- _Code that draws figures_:

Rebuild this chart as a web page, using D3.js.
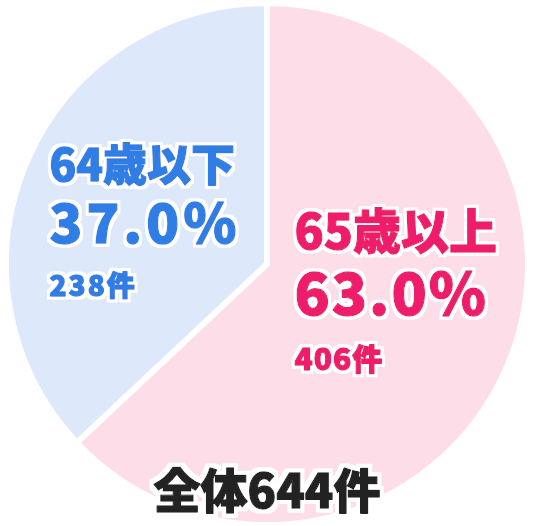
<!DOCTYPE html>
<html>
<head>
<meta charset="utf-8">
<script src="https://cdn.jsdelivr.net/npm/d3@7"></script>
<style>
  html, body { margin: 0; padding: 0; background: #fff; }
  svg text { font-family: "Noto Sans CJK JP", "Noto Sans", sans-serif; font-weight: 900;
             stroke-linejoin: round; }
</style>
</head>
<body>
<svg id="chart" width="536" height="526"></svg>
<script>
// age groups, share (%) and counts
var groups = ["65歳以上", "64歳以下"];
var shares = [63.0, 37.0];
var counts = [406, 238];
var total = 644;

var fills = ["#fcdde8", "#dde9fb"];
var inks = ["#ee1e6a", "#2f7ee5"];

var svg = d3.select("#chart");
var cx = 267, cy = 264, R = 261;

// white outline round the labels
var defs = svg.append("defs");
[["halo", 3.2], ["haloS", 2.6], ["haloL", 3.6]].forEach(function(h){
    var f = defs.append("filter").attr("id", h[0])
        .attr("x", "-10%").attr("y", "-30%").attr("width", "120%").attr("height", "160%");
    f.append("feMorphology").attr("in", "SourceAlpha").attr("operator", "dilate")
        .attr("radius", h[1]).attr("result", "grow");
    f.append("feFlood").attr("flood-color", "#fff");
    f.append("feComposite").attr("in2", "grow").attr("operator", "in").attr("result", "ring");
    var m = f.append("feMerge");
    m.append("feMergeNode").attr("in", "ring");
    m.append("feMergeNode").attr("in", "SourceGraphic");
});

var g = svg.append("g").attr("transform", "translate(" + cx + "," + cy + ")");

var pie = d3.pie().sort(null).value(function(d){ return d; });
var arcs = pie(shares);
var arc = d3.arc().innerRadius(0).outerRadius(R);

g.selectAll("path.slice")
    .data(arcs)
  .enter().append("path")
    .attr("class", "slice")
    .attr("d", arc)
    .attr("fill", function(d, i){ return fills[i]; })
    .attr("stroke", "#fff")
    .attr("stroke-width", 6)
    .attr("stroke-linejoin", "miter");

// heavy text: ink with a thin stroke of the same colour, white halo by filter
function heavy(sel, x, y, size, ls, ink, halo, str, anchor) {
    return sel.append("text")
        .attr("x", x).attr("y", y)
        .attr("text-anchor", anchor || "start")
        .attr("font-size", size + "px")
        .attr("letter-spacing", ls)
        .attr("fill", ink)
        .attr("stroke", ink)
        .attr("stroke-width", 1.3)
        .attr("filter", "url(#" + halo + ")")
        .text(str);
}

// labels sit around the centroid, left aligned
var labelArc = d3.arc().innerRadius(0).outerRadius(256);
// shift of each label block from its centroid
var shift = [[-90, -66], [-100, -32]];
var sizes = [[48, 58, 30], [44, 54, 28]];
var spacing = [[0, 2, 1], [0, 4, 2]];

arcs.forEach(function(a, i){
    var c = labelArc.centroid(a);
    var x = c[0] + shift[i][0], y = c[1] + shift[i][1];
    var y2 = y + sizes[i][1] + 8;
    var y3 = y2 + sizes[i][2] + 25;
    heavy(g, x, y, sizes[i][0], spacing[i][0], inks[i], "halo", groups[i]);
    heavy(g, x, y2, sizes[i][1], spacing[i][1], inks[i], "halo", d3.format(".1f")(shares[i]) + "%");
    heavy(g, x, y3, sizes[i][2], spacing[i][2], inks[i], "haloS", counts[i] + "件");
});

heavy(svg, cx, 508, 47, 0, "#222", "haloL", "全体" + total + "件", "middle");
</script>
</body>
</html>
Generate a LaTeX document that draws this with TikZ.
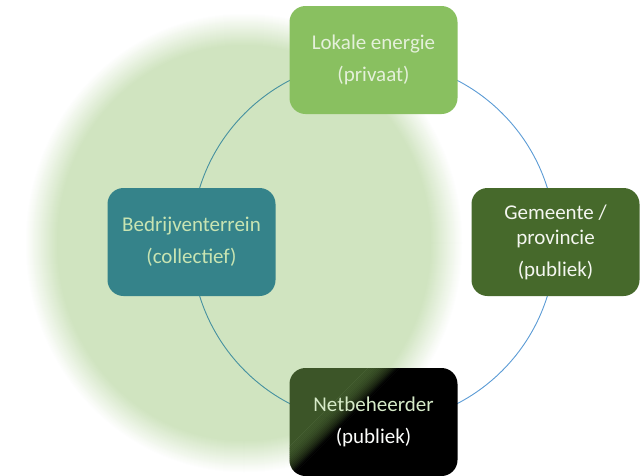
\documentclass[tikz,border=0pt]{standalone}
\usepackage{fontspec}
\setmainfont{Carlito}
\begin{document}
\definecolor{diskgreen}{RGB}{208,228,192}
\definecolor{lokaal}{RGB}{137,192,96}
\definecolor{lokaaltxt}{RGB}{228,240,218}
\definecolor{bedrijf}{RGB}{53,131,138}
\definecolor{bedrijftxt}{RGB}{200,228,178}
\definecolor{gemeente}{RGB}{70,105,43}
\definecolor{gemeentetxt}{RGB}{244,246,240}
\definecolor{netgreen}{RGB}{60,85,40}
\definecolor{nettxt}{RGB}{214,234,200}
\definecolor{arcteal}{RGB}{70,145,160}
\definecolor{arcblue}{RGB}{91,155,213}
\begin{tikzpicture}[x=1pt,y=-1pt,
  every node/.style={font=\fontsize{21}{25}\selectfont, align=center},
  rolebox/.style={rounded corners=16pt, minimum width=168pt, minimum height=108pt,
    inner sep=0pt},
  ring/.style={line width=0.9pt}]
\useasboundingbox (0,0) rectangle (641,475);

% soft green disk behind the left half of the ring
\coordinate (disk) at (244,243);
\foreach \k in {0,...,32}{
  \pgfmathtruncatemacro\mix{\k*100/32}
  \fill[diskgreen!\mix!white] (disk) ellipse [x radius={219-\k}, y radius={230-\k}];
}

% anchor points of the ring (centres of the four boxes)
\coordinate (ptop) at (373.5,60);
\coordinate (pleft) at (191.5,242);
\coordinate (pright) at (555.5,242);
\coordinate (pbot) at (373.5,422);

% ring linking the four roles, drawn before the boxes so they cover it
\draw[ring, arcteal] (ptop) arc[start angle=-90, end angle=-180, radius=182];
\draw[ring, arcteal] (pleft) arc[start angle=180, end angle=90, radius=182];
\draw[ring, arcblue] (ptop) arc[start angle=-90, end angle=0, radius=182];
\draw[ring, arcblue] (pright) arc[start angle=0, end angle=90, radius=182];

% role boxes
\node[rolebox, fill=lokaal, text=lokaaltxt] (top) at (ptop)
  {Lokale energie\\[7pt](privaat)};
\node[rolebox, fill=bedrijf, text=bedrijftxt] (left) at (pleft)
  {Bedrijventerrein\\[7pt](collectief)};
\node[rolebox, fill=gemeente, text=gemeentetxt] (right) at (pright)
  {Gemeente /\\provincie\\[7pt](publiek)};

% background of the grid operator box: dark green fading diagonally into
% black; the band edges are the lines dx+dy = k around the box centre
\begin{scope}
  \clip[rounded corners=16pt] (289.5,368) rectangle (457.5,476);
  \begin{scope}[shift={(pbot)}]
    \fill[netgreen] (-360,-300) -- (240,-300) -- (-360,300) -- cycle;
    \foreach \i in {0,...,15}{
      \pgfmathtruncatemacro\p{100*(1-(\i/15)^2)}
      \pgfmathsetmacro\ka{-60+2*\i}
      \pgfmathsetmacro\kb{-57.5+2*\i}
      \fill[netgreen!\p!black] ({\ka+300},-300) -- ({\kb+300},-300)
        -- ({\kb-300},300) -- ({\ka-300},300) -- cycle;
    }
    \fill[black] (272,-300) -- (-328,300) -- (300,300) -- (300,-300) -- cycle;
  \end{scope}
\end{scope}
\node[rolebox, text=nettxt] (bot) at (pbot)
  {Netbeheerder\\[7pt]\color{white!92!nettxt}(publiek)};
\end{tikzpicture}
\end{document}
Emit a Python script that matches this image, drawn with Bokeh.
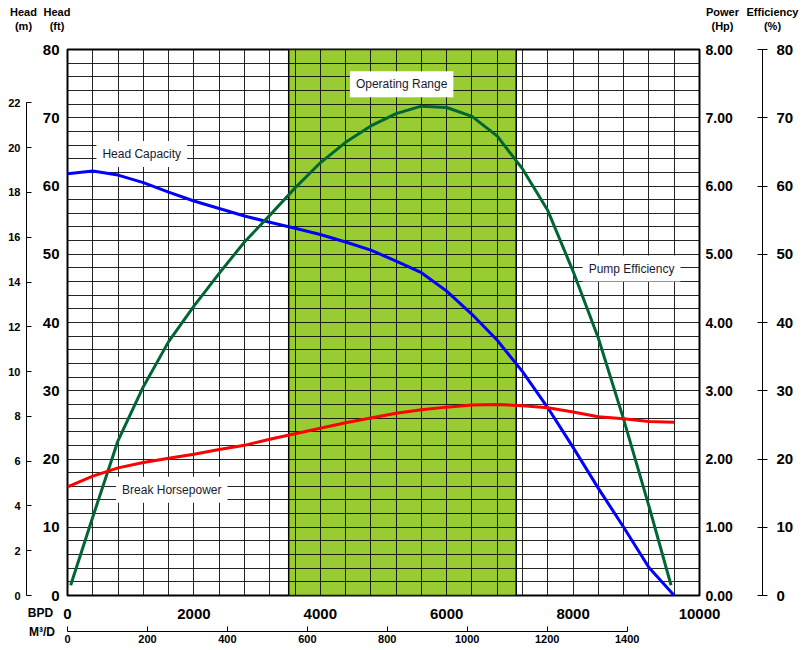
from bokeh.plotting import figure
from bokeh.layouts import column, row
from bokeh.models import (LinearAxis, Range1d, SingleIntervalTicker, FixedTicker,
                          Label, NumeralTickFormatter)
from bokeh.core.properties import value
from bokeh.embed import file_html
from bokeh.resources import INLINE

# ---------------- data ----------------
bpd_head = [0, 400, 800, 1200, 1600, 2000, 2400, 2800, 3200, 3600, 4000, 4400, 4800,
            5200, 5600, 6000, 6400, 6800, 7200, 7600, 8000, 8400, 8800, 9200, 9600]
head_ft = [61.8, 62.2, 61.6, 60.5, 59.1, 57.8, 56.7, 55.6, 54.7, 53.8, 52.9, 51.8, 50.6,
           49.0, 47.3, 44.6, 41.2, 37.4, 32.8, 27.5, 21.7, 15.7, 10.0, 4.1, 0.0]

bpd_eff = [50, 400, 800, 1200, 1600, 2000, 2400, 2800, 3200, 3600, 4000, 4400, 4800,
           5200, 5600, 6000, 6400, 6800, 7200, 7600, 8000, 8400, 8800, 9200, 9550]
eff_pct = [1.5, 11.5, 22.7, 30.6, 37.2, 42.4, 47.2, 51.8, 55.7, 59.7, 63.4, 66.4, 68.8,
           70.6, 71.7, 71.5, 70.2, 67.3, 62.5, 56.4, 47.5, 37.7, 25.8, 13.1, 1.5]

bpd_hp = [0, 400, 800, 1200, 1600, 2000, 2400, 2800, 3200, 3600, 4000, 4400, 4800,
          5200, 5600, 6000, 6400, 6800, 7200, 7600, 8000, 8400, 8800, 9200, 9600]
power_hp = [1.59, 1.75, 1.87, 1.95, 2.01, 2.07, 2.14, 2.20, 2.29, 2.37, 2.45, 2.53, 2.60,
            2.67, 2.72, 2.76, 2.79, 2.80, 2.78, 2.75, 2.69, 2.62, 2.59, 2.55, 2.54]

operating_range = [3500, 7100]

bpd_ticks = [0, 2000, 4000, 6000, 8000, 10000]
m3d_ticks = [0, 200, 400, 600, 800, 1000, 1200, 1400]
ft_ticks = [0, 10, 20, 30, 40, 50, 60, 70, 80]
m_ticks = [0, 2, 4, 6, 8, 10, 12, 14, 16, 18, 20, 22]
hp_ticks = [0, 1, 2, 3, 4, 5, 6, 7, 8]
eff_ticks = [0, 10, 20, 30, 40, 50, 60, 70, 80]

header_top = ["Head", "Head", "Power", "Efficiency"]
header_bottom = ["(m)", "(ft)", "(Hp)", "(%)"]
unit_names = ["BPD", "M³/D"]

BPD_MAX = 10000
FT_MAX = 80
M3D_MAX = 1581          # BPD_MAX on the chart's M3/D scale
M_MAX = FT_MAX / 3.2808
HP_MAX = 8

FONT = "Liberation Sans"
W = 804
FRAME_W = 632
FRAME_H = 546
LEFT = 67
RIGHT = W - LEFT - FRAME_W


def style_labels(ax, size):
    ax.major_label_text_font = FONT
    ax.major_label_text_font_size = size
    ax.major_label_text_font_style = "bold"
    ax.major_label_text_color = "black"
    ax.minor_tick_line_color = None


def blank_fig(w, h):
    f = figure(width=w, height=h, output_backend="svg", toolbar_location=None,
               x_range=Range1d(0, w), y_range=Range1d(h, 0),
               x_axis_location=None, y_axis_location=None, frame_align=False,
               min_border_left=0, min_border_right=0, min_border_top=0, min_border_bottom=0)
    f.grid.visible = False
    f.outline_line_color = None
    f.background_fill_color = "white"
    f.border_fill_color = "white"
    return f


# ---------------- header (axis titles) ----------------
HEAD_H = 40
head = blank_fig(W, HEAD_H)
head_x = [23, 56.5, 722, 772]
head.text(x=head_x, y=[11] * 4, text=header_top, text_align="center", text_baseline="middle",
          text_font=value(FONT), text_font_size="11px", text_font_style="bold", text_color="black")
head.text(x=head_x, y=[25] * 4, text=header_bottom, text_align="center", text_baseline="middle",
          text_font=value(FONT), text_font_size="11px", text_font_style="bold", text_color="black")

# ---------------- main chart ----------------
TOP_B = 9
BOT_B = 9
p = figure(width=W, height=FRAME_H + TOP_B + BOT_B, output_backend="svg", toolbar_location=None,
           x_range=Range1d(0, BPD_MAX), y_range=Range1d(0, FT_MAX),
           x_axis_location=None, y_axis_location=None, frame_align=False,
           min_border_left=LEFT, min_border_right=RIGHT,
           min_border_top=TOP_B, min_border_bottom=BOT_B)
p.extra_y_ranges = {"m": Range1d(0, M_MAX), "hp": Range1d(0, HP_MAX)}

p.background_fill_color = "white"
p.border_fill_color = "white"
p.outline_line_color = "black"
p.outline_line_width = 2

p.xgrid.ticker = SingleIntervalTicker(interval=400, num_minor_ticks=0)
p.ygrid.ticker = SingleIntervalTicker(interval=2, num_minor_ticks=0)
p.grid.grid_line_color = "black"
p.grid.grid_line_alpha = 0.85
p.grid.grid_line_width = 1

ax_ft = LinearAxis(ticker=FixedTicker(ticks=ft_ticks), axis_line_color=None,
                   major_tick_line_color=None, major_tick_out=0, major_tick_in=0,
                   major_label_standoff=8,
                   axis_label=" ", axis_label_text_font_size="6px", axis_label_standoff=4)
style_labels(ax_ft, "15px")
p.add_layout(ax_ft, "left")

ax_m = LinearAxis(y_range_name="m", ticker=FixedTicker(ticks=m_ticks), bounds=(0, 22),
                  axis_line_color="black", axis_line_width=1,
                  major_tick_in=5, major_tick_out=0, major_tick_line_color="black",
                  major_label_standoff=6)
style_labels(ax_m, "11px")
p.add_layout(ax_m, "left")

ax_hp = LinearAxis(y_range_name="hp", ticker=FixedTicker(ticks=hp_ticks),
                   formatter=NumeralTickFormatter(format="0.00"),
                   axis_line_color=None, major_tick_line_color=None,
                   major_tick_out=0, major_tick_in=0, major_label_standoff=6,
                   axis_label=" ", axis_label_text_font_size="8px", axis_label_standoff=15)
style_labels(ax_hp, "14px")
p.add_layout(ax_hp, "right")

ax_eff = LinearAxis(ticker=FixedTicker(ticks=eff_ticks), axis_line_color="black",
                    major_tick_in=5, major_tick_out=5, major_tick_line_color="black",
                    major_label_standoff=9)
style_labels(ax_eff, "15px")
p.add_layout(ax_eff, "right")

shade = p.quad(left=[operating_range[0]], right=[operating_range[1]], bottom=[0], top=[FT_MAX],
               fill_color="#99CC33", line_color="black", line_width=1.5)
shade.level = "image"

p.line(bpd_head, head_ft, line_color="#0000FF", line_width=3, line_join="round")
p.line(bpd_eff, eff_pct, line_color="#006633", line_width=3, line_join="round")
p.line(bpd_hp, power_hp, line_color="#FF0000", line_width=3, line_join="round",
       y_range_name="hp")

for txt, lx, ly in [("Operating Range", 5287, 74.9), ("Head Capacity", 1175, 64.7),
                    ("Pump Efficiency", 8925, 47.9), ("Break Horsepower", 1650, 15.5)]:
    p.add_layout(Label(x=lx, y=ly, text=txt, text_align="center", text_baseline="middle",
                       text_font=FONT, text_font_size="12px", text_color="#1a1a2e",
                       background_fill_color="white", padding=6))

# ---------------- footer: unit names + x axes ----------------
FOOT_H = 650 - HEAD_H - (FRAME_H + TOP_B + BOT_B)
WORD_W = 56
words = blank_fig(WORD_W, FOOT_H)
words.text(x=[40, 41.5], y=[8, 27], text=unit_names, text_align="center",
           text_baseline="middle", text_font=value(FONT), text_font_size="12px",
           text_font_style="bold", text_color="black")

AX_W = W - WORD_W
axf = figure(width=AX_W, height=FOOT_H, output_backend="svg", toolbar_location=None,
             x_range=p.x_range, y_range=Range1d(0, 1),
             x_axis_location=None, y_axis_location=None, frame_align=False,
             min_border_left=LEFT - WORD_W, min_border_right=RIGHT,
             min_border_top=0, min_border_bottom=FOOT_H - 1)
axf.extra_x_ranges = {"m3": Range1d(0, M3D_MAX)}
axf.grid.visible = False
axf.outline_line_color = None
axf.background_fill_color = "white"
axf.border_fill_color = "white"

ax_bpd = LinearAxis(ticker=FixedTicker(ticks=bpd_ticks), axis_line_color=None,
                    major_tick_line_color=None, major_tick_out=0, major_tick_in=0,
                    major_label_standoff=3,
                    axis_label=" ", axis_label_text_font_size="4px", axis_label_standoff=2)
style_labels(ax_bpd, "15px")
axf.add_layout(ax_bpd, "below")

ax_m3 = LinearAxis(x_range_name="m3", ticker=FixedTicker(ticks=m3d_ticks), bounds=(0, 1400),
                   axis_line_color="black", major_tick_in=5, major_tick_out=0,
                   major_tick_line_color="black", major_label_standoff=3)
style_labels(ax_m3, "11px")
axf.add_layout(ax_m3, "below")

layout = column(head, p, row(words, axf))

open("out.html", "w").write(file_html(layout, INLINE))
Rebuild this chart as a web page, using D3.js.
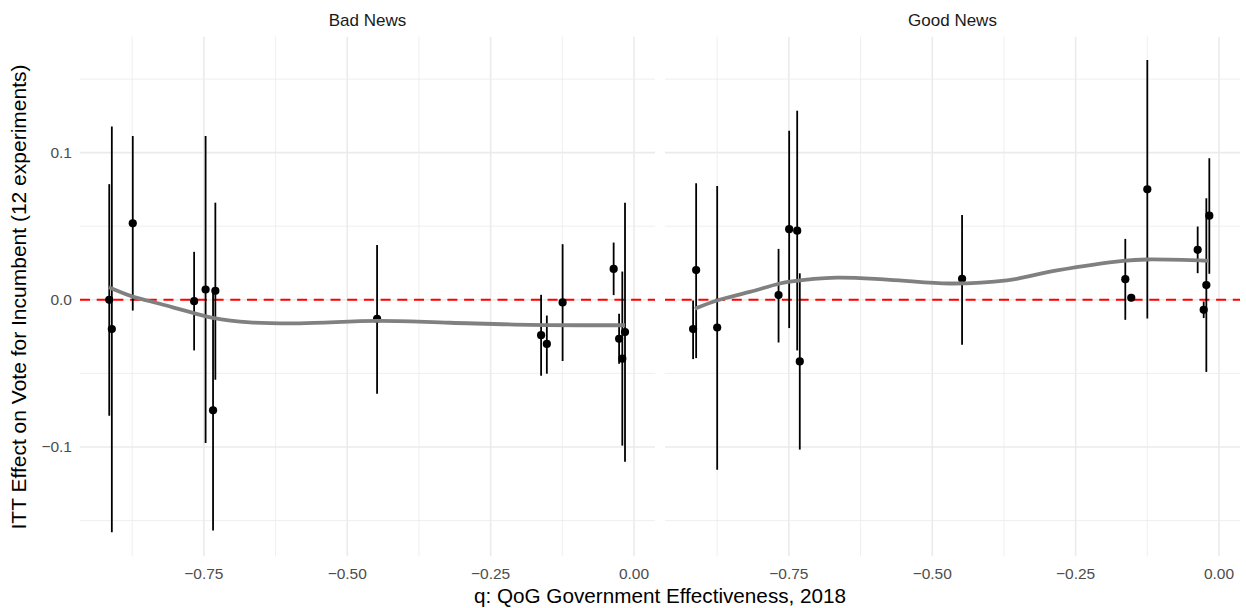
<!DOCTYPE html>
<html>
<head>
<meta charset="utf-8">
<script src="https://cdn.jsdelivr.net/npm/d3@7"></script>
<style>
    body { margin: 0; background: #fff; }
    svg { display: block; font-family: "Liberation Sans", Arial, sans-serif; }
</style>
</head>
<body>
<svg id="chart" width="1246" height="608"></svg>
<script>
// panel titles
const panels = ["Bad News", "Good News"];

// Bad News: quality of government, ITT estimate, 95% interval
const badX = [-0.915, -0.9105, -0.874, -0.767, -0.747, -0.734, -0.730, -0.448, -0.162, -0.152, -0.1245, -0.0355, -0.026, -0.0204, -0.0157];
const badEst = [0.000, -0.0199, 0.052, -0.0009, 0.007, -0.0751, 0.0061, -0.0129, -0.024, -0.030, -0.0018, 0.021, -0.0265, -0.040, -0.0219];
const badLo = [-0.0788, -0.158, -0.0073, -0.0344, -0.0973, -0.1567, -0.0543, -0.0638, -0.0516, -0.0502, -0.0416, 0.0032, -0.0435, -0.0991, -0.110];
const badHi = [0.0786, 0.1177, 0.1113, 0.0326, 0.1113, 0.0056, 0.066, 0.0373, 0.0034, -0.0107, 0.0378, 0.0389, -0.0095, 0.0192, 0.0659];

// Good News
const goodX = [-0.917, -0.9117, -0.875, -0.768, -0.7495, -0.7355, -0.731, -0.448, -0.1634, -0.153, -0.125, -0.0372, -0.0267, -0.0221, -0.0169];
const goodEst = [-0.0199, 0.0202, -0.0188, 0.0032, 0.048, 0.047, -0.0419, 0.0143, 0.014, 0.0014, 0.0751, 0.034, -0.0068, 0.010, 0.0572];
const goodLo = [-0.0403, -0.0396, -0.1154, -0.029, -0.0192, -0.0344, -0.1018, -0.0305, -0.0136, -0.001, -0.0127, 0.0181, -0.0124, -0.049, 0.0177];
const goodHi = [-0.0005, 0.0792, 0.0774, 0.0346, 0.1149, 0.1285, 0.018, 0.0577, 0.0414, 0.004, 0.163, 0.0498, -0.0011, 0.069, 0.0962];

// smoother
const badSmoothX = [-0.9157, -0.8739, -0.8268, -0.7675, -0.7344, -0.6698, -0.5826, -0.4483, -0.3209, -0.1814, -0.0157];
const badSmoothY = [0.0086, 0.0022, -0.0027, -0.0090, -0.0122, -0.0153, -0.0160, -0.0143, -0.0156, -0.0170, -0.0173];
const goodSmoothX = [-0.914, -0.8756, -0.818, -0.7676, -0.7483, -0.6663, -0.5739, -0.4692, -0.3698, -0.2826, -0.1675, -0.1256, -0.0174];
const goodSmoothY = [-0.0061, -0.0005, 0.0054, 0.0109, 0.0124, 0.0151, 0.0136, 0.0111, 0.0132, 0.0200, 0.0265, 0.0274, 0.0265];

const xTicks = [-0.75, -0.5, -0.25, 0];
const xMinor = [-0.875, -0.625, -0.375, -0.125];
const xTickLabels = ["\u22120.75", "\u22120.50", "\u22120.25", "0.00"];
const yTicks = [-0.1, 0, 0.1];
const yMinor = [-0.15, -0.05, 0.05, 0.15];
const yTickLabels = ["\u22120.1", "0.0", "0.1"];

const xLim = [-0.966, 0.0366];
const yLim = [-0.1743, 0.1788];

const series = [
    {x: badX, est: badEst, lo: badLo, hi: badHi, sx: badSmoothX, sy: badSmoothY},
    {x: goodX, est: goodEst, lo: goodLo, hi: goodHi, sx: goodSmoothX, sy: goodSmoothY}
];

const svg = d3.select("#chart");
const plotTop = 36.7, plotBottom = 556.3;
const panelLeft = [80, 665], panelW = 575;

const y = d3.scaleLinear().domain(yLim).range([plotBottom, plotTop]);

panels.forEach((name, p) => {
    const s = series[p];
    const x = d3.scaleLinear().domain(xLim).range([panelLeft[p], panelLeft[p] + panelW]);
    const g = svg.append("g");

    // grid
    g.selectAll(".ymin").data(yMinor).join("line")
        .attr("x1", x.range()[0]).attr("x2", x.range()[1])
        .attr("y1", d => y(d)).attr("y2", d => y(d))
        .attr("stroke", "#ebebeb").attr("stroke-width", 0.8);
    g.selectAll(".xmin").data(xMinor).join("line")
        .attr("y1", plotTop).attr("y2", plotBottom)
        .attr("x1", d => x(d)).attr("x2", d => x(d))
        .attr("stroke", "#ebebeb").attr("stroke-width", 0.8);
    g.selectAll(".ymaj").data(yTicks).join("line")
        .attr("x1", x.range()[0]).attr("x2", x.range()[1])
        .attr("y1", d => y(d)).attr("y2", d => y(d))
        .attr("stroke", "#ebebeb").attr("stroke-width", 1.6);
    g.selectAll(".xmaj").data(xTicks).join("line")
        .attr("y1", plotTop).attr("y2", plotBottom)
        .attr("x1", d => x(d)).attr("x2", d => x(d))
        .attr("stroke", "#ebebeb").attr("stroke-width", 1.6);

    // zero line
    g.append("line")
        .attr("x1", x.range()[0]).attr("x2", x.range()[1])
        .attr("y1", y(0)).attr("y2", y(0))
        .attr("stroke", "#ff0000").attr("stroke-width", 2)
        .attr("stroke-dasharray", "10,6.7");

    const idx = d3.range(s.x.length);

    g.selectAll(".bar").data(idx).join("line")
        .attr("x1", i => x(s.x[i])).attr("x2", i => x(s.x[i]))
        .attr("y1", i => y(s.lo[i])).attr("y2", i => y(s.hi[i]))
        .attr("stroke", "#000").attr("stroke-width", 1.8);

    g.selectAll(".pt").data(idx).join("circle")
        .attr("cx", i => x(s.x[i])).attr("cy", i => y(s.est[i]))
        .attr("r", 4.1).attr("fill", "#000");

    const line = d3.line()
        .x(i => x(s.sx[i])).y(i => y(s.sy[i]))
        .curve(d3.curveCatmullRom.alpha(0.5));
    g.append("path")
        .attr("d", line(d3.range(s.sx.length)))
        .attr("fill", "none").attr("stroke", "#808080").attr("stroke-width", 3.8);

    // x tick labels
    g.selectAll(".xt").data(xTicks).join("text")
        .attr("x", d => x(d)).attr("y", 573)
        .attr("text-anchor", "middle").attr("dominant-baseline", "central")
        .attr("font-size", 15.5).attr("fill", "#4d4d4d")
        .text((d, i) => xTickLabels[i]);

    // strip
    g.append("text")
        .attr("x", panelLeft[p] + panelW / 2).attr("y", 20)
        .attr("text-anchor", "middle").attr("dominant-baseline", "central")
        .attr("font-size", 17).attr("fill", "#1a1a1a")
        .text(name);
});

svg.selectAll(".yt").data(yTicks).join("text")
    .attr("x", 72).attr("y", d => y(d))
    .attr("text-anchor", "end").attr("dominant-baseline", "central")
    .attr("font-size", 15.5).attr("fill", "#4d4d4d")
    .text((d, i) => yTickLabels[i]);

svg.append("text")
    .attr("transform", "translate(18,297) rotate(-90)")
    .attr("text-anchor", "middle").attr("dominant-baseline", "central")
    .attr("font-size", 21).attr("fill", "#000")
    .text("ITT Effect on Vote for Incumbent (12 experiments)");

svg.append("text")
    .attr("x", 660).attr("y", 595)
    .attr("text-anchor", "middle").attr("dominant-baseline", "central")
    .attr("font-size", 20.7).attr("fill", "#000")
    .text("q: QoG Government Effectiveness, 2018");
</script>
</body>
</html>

- _Exercise brief_: Your job is to reproduce the lines from the one with "Emit a Python" through the one with "10.0, 4.1, 0.0]", both kept, exactly as they are. Leave out the pictures.

- _Finished exercise_:
Emit a Python script that matches this image, drawn with Bokeh.
from bokeh.plotting import figure
from bokeh.layouts import column, row
from bokeh.models import (LinearAxis, Range1d, SingleIntervalTicker, FixedTicker,
                          Label, NumeralTickFormatter)
from bokeh.core.properties import value
from bokeh.embed import file_html
from bokeh.resources import INLINE

# ---------------- data ----------------
bpd_head = [0, 400, 800, 1200, 1600, 2000, 2400, 2800, 3200, 3600, 4000, 4400, 4800,
            5200, 5600, 6000, 6400, 6800, 7200, 7600, 8000, 8400, 8800, 9200, 9600]
head_ft = [61.8, 62.2, 61.6, 60.5, 59.1, 57.8, 56.7, 55.6, 54.7, 53.8, 52.9, 51.8, 50.6,
           49.0, 47.3, 44.6, 41.2, 37.4, 32.8, 27.5, 21.7, 15.7, 10.0, 4.1, 0.0]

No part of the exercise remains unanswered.